Par un arrêt du 9 janvier dernier, la Cour européenne des droits de l’homme a condamné la France pour non-respect du droit à un procès équitable en violation de l’article 6§1 de la Convention (
71658/10).
Le requérant – poursuivi pour des infractions sexuelles - critiquait la décision de la
Cour de cassation en date du 30 avril 2010, de rejeter, par le biais d’un arrêt de non-admission, le pourvoi qu’il avait formé contre l’arrêt de la Chambre de l’instruction ayant confirmé le rejet de sa demande de mainlevée partielle de son contrôle judiciaire.
La non-admission dudit pourvoi était intervenue pour non respect du délai pour se pourvoir en cassation (fixé à 5 jours francs par l’article 568 du Code de procédure pénale). Plus précisément : l’arrêt de la Chambre de l’instruction de la Cour d’appel de Rennes était intervenu le 12 février 2010. Le 16 février 2010, d’après le cachet de la Poste, la cour d’appel de Rennes adressait au requérant un courrier recommandé portant la mention « Aud. 12/02/2010 Ch. Instr. 2010/00028 ». Le 19 février 2010, le requérant formait un
pourvoi en cassation contre l’arrêt de la chambre de l’instruction.

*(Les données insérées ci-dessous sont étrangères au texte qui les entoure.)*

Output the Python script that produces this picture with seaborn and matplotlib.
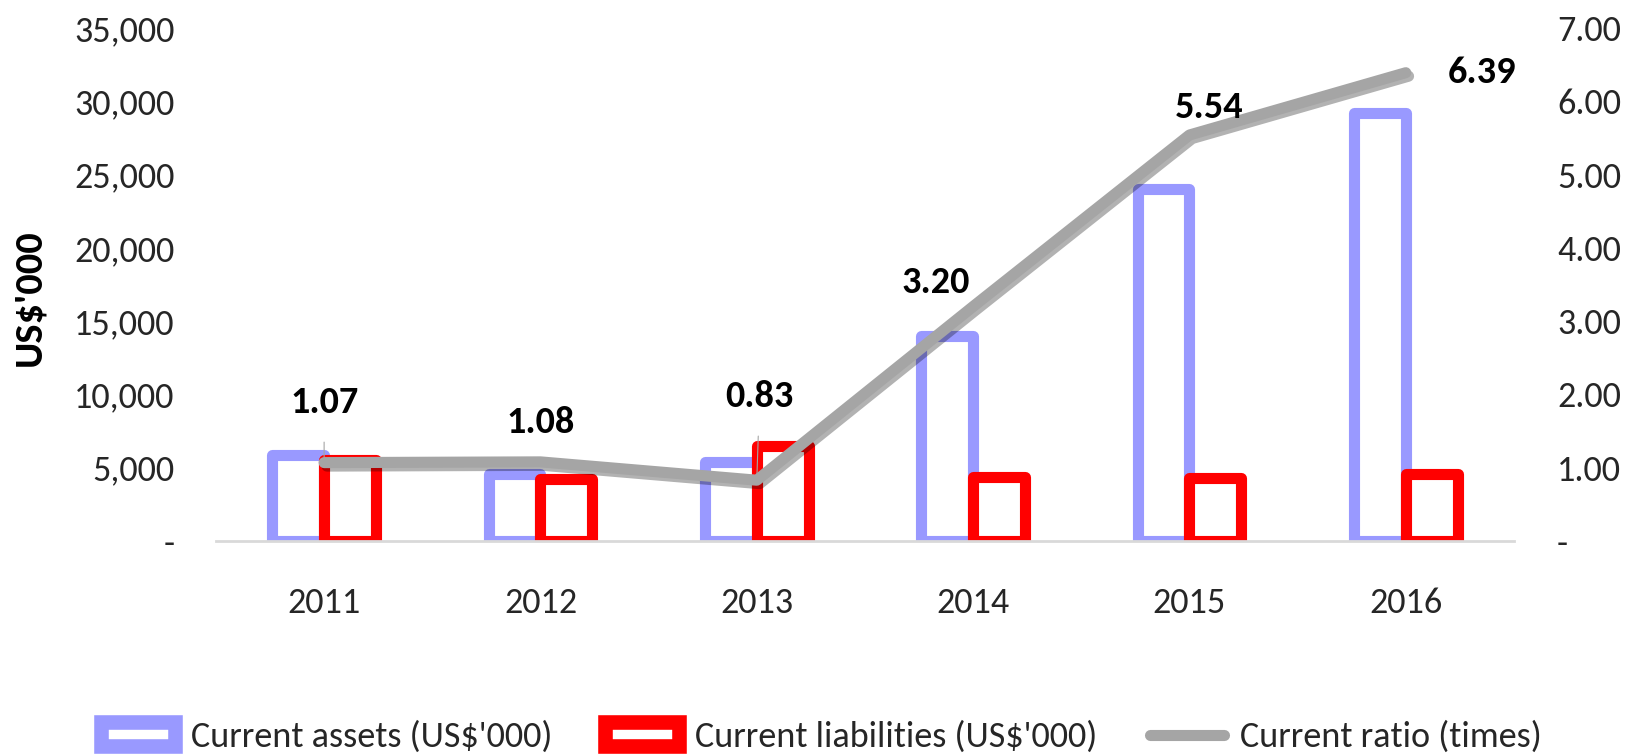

Précisons qu’en matière d’arrêt rendu par une chambre d’instruction, la
Cour de cassation, s’appuyant sur le fait que les textes font état d’une notification par lettre recommandée et non d’une lettre recommandée avec accusé de réception (article 183 du Code de procédure pénale), juge que le délai court à compter de l’expédition de la notification et non de sa réception par le destinataire (Cass. crim. 12 janvier 1988, Bull. crim. n° 12 ;
28 octobre 2003, n° 02-88.418). Au surplus, elle retient comme date d’expédition de la notification, non la date de remise du pli aux services postaux mais la date apposée par le greffier comme étant celle où il a accompli cette formalité et peu important que cette date ne soit pas elle-même portée à la connaissance du destinataire de la notification (
Cass. crim. 14 octobre 2003, n° 03-81.738).
La Cour européenne des droits de l'homme rappelle donc que la réglementation relative aux formalités et aux délais à respecter pour former un recours qui vise une bonne administration de la justice, ou l'application qui en est faite, ne devrait pas empêcher le justiciable d'utiliser une voie de recours disponible.
Se référant à sa jurisprudence Gruais et Bousquet dans laquelle elle a jugé que la prise en compte de la date de notification inscrite sur l’arrêt d’appel, qui ne correspondait pas à la date effective d’envoi telle qu’attestée par le cachet de la Poste, avait eu pour effet de réduire le délai particulièrement bref (cinq jours francs, soit six jours au maximum) dont disposaient les requérants pour former leur pourvoi (n°
67881/01 §§ 29-30), la Cour européenne constate qu’en l’espèce, la
Cour de cassation a également retenu la date de notification inscrite sur l’arrêt et non celle de l’envoi effectif de cette notification telle qu’attestée par le cachet de la poste.
Dès lors que ces modalités de computation méconnaissent le droit d’accès à un tribunal, elle conclut à la violation de l’article 6§1 de la convention.